Unblocking numerous projects

On the morning of August 9th, at the regular meeting on socio-economic matters for July, along with key tasks and solutions for August, Chairman of Ho Chi Minh City People’s Committee, Nguyen Van Duoc, together with leaders of departments and sectors, discussed the results after more than a month of Ho Chi Minh City’s administrative unification with Binh Duong and Ba Ria-Vung Tau provinces.

Director of the Department of Finance, Nguyen Cong Vinh, informed that in July, the Special Working Group of Ho Chi Minh City had inspected, handled, and concluded several large-scale projects.

A panorama of the meeting.

Additionally, the working group focused on resolving significant issues related to public assets, unused or inefficiently utilized headquarters, and enterprises’ stalled construction projects.

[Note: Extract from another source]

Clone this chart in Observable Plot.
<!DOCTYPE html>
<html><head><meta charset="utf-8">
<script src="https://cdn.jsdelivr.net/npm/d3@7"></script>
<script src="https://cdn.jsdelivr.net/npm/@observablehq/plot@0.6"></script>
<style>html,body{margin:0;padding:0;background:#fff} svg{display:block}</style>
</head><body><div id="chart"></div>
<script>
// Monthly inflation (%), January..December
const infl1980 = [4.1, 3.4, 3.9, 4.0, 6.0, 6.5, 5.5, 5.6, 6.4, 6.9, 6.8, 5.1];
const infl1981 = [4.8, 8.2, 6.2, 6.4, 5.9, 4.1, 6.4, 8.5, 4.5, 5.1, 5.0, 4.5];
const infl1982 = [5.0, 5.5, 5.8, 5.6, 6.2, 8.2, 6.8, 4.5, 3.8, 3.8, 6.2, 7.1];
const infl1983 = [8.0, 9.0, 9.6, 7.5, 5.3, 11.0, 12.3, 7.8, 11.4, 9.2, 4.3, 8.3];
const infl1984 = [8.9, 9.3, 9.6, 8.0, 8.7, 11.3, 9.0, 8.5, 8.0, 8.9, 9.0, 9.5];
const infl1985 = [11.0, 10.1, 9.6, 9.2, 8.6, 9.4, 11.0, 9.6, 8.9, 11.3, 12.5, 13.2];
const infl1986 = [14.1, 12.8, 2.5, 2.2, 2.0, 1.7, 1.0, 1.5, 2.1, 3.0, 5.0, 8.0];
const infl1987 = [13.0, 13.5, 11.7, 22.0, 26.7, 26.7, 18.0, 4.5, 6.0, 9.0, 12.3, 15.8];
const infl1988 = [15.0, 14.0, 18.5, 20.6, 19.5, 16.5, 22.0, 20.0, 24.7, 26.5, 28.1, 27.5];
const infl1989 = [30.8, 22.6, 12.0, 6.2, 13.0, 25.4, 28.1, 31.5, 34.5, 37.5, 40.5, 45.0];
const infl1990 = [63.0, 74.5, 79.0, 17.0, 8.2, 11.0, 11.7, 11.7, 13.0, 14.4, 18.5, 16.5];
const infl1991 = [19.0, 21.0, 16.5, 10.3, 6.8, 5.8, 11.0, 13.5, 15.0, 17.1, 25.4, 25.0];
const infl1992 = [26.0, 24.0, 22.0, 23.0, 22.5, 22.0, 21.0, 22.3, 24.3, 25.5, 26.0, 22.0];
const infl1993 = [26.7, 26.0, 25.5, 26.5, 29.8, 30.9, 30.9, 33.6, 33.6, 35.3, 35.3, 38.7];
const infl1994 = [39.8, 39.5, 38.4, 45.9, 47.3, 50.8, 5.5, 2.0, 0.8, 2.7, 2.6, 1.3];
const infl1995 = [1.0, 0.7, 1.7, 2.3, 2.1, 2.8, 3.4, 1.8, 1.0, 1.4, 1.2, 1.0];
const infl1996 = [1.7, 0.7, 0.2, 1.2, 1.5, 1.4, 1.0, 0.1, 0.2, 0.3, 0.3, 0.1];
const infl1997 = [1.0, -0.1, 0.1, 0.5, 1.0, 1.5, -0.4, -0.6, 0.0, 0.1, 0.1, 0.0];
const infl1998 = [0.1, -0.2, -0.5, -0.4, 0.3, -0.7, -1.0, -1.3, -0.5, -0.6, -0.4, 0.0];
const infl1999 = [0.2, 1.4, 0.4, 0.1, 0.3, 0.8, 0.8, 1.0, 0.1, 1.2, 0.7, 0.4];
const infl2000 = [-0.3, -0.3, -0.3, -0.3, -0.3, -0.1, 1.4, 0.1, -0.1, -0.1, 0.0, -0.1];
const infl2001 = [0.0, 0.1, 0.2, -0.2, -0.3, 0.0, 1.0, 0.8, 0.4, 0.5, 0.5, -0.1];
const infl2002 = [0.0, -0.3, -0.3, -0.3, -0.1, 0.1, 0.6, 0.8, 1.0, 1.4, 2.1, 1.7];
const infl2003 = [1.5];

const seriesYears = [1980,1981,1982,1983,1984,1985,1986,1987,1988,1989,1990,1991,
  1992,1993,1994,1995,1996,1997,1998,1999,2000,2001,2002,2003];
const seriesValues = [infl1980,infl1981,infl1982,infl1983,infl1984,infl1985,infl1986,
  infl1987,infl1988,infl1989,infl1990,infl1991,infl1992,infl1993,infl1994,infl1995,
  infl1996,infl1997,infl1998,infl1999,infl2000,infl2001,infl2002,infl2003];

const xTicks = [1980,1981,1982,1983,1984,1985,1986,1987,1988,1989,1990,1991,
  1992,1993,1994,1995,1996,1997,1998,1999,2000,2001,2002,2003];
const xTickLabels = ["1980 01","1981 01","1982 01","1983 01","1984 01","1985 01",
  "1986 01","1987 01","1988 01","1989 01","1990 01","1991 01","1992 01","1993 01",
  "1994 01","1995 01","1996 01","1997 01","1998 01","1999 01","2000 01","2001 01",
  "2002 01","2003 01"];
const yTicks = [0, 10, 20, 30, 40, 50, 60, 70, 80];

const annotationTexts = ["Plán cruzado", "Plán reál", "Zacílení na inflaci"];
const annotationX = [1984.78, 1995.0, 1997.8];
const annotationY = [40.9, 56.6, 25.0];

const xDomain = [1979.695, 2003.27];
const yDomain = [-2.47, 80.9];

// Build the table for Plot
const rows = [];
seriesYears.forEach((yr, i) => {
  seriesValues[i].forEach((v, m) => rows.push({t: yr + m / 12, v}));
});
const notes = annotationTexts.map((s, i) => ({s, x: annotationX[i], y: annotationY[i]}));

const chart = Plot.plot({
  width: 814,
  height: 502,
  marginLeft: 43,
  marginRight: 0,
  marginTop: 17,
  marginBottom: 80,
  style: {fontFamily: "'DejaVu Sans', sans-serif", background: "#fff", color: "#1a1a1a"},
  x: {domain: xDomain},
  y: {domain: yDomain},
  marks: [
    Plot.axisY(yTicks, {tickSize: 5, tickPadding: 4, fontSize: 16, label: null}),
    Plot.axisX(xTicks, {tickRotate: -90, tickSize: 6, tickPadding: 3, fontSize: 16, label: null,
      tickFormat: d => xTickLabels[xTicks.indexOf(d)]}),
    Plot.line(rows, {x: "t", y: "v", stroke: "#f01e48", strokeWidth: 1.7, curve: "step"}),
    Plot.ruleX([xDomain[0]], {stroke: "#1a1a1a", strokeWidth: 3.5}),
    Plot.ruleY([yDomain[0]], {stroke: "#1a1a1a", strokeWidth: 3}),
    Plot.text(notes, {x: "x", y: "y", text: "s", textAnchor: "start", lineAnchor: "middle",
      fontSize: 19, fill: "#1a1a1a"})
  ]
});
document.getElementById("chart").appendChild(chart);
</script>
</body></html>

During this period, Ho Chi Minh City’s total budget revenue reached more than VND 472,588 billion, equivalent to 70.4% of the Central-assigned estimate and a 14.6% increase compared to the same period last year. Despite the budget revenue increase, the progress of public investment disbursement remains slow, reaching only VND 47,577 billion by the end of July, equivalent to 40% of the plan assigned by the Prime Minister (VND 118,948 billion) and 31.4% of the city’s plan.

The Challenge of Capital Absorption

Speaking at the meeting, Dr. Truong Minh Huy Vu, Director of the Ho Chi Minh City Institute for Development Research, assessed that the city’s economy continues to show signs of recovery, but the ability to “absorb capital” remains a key challenge following the merger with Binh Duong and Ba Ria-Vung Tau.

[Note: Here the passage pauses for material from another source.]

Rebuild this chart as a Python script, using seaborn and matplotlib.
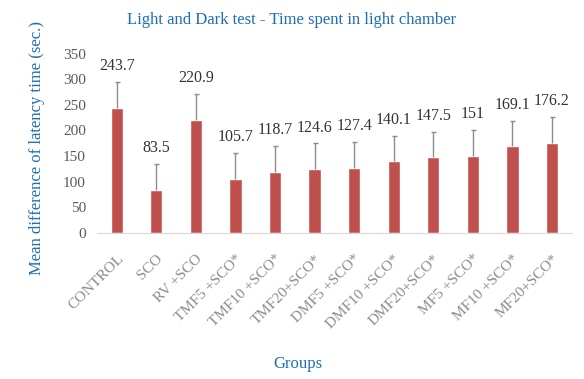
import numpy as np
import pandas as pd
import matplotlib
matplotlib.use("Agg")
import matplotlib.pyplot as plt
import seaborn as sns

# values
groups = ["CONTROL", "SCO", "RV +SCO", "TMF5 +SCO*", "TMF10 +SCO*", "TMF20+SCO*",
          "DMF5 +SCO*", "DMF10 +SCO*", "DMF20+SCO*", "MF5 +SCO*", "MF10 +SCO*", "MF20+SCO*"]
means = [243.7, 83.5, 220.9, 105.7, 118.7, 124.6, 127.4, 140.1, 147.5, 151, 169.1, 176.2]
errors = [52, 51, 50, 51, 51, 50, 50, 50, 50, 50, 50, 51]
labels = ["243.7", "83.5", "220.9", "105.7", "118.7", "124.6", "127.4", "140.1",
          "147.5", "151", "169.1", "176.2"]

df = pd.DataFrame({"group": groups, "mean": means, "err": errors})

sns.set_style("white")
plt.rcParams["font.family"] = ["Liberation Serif", "DejaVu Serif"]

blue = "#1F6EB5"
bar_red = "#C0504D"

fig = plt.figure(figsize=(5.84, 3.79), dpi=100)
ax = fig.add_axes([0.166, 0.386, 0.813, 0.472])

sns.barplot(data=df, x="group", y="mean", color=bar_red, width=0.31,
            saturation=1, errorbar=None, ax=ax)

# upper error bars only (hide the lower cap)
x = np.arange(len(groups))
eb = ax.errorbar(x, df["mean"], yerr=[np.zeros(len(groups)), df["err"]], fmt="none",
                 ecolor="#8C8C8C", elinewidth=1, capsize=1.8, capthick=1)
caps = eb.lines[1]
if len(caps) == 2:
    caps[0].set_visible(False)

# data labels
for xi, m, e, lab in zip(x, means, errors, labels):
    ax.text(xi, m + e + 31, lab, ha="center", va="center", fontsize=11.5, color="#333333")

ax.set_ylim(0, 350)
ax.set_yticks(range(0, 351, 50))
ax.set_xlim(-0.5, len(groups) - 0.5)

for s in ["top", "right", "left"]:
    ax.spines[s].set_visible(False)
ax.spines["bottom"].set_color("#D9D9D9")
ax.tick_params(axis="both", length=0)
ax.tick_params(axis="y", labelsize=11, labelcolor="#595959", pad=8)
ax.tick_params(axis="x", pad=14)
ax.set_xticks(x)
ax.set_xticklabels(groups, rotation=45, ha="right", rotation_mode="anchor",
                   fontsize=11, color="#8C8C8C")

ax.set_xlabel("Groups", color=blue, fontsize=12)
ax.xaxis.set_label_coords(0.423, -0.69)
ax.set_ylabel("Mean difference of latency time (sec.)", color=blue, fontsize=12)
ax.yaxis.set_label_coords(-0.109, 0.476)

fig.text(0.5, 1 - 20 / 379, "Light and Dark test - Time spent in light chamber",
         color=blue, fontsize=12, ha="center", va="center")

fig.savefig("out.png", dpi=100)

He emphasized that the issue is not about a lack of capital but rather ensuring that it reaches the right places at the right time to be effective. “The question is not whether we have the money, but where the money goes and whether it is invested in efficient projects,” said Dr. Truong Minh Huy Vu. “If the money flows into the market without proper control, inflation and consumer prices will rise.”

Dr. Truong Minh Huy Vu, Director of Ho Chi Minh City Institute for Development Research, speaks at the meeting.

In the past, the Ho Chi Minh City Institute for Development Research has coordinated with relevant agencies to review and identify seven laws that have been adjusted, directly affecting the implementation of mechanisms and special policies of Ho Chi Minh City. The next question is the “absorption” capacity of the new policies in the merged Ho Chi Minh City.

The Director of the Ho Chi Minh City Institute for Development Research suggested that it is essential to effectively communicate and apply these policies to all 168 wards and communes. Close monitoring is necessary to determine if the current policies are sufficient, reach the right beneficiaries, and have the desired impact.

Given the influx of investors interested in Ho Chi Minh City, capital will undoubtedly flow in, but it may not stay if the city fails to promptly meet their requirements and effectively absorb these policies and resources.

Based on this reality, the Ho Chi Minh City Institute for Development Research proposed implementing a model of “one center – three areas – one special zone.” The central area would serve as the policy hub, while the former Binh Duong and Ba Ria-Vung Tau areas need to be developed harmoniously, ensuring a smooth continuation of projects and constructions from before the merger.

The Need for a “Growth Directive”

Dr. Vu warned that any disruption could lead to interruptions in capital and project flows, as well as preparation work. Therefore, he proposed that the city promptly issue a “growth directive”, assigning specific tasks to each sector and unit, including state-owned and private enterprises.

Simultaneously, it is essential to prioritize social welfare policies until the end of the year to mitigate the impact of inflation and control consumer prices. Additionally, a long-term plan for social housing development should be established.